Blazek I, 353 Ga.App. at 129 (citation and punctuation omitted).
The record does not indicate that Blazek waived his argument that he did not voluntarily consent to the breath test under a totality of the circumstances, including the misstatements in the old implied consent notice and the reading of the notice for civilian drivers rather than commercial drivers.
See Fofanah, 351 Ga.App. at 636 (2) (b) ("[A]nother significant factor in the inquiry is whether a deceptive police practice caused a defendant to incriminate himself. The failure of the police to advise the accused of his rights is a factor to be evaluated in assessing the voluntariness of an accused's consent.").

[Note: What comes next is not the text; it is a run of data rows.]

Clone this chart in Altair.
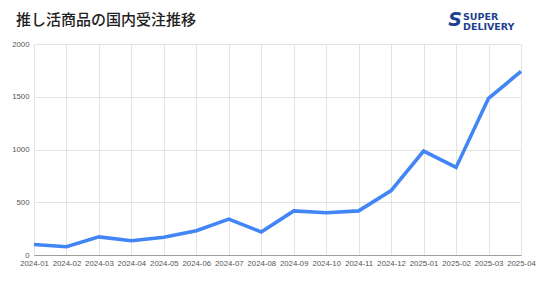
import altair as alt
import pandas as pd

months = ["2024-01", "2024-02", "2024-03", "2024-04", "2024-05", "2024-06", "2024-07", "2024-08",
          "2024-09", "2024-10", "2024-11", "2024-12", "2025-01", "2025-02", "2025-03", "2025-04"]
orders = [100, 78, 172, 135, 168, 230, 340, 218, 418, 400, 418, 610, 985, 830, 1485, 1740]
y_ticks = [0, 500, 1000, 1500, 2000]
title_text = "推し活商品の国内受注推移"
logo_lines = ["SUPER", "DELIVERY"]

df = pd.DataFrame({"month": months, "orders": orders})

W, H = 487, 211
NAVY = "#1d3f8f"

line = alt.Chart(df).mark_line(color="#4285f4", strokeWidth=3.6, strokeJoin="miter").encode(
    x=alt.X("month:O", sort=months, title=None,
            scale=alt.Scale(type="point", padding=0),
            axis=alt.Axis(labelAngle=0, labelFontSize=7.8, labelColor="#555555", labelFont="Liberation Sans",
                          grid=True, gridColor="#e3e3e3", domain=True, domainColor="#9e9e9e",
                          ticks=False, labelPadding=4, labelOverlap=False)),
    y=alt.Y("orders:Q", title=None,
            scale=alt.Scale(domain=[0, 2000], nice=False),
            axis=alt.Axis(values=y_ticks, format="d", labelFontSize=7.8, labelColor="#555555",
                          labelFont="Liberation Sans",
                          grid=True, gridColor="#e3e3e3", domain=False, ticks=False, labelPadding=5)),
)

title = alt.Chart(pd.DataFrame({"t": [title_text]})).mark_text(
    align="left", baseline="middle", fontSize=15, font="Noto Sans CJK JP", fontWeight=500, color="#222222"
).encode(x=alt.value(-18), y=alt.value(-24), text="t:N")

logo_s = alt.Chart(pd.DataFrame({"t": ["S"]})).mark_text(
    align="center", baseline="middle", fontSize=19, font="DejaVu Sans", fontWeight="bold",
    fontStyle="italic", color=NAVY
).encode(x=alt.value(421), y=alt.value(-24), text="t:N")

logo_top = alt.Chart(pd.DataFrame({"t": [logo_lines[0]]})).mark_text(
    align="left", baseline="alphabetic", fontSize=9.5, font="DejaVu Sans", fontWeight="bold",
    color=NAVY).encode(x=alt.value(429), y=alt.value(-24), text="t:N")

logo_bot = alt.Chart(pd.DataFrame({"t": [logo_lines[1]]})).mark_text(
    align="left", baseline="alphabetic", fontSize=9.5, font="DejaVu Sans", fontWeight="bold",
    color=NAVY).encode(x=alt.value(429), y=alt.value(-14), text="t:N")

chart = alt.layer(line, title, logo_s, logo_top, logo_bot).properties(
    width=W, height=H,
    padding={"left": 34, "top": 44, "right": 15, "bottom": 26},
    autosize=alt.AutoSizeParams(type="none"),
).configure_view(stroke=None)

chart.save("out.html", embed_options={"renderer": "svg", "actions": False})
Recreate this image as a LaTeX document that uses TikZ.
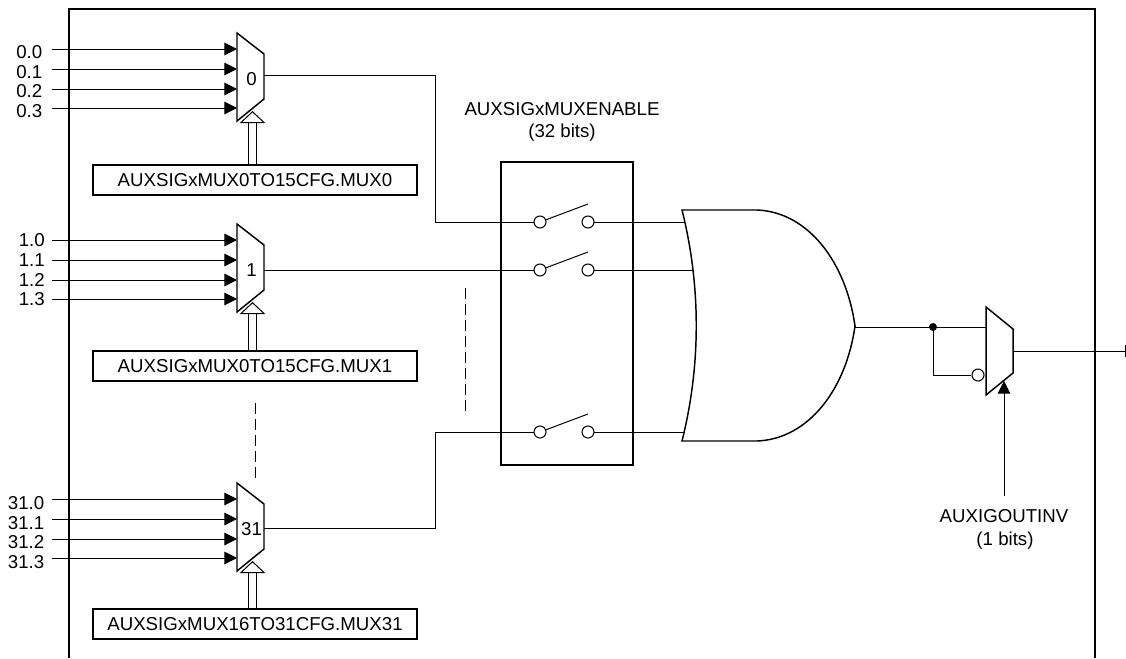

Although the reading of the implied consent notice may be one factor that is considered in determining whether consent to a breath test was voluntary, the trial court also must consider factors such as a defendant's age, education, capacity, the nature of questioning, and any threats employed. Where a trial court's order does not reflect consideration of voluntariness under the totality of the circumstances, remand is required.
State v. Henderson, 356 Ga.App. 473, 476 (847 S.E.2d 833) (2020) (citations omitted).
Accordingly, we vacate the order denying Blazek's motion to suppress and remand for the trial court to consider whether Blazek's consent to a breath test was voluntary under a totality of the circumstances. "We note that our opinion is not a determination that the trial court admitted the test results in error, and so we are not vacating [Blazek']s conviction[ ] or ordering that he be granted a new trial. The trial court, however, is free to order such relief upon remand if it determines that the breath test results should be suppressed."
Kallon, 355 Ga.App. at 550 (2).
Judgment vacated and case remanded.
Doyle, P. J., and Senior Appellate Judge Herbert E. Phipps concur.